Saying Thank You to Our Korean War Vets

“I am tired and sick of war,” said Gen. William T. Sherman.
If so, he was fortunate not to have lived in the 20th and 21st centuries, whose hostilities would have exhausted him.

There have been enough wars since Sherman’s day, in fact, that most of them have been consigned to history within less than a generation because succeeding conflicts have brought their own fresh terrors.

In the context of two world wars, Vietnam, Kuwait, and Iraq, for example, how much room has been left in the American consciousness for the war in Korea? How many Americans under the age of 50 know the background of the present issue of nuclear power in North Korea?

And yet it was a costly war, prompted by North Korea’s invasion of the South, an aggression resisted in large part and ultimately repelled by American forces. The war ended 53 years ago today with an armistice signed by the United States, North Korea and China but not before President Dwight D. Eisenhower’s implied threat to use atomic weapons against the North…
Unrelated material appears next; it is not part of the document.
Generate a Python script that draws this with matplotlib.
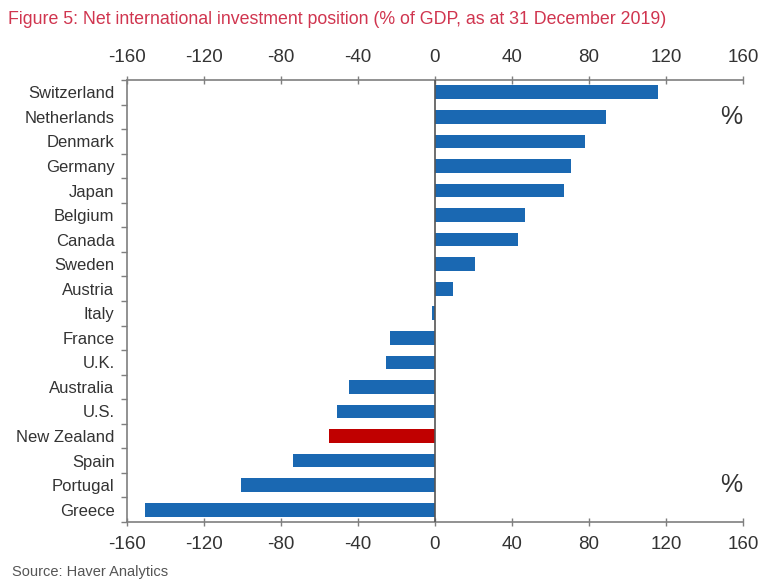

The United States suffered more than 33,000 battle deaths and Korean and Chinese casualties were many times higher.

The war in Korea was one of those bewildering conflicts that tries the intellect and the patience of many ordinary citizens. But when a man or woman puts on the uniform of the United States military, leaves home and family and career behind, and travels to a strange place from which there may be no returning, the era and the issue and internal differences over foreign policy these don’t reduce our debt and our gratitude.

Those who did their duty to flag and country in Korea deserve the same thanks and respect as that we afford to veterans of Trenton, Antietam, Normandy, and Baghdad.

If we haven’t said so lately, we say now with the poet: “Thanks, thanks, and again thanks.”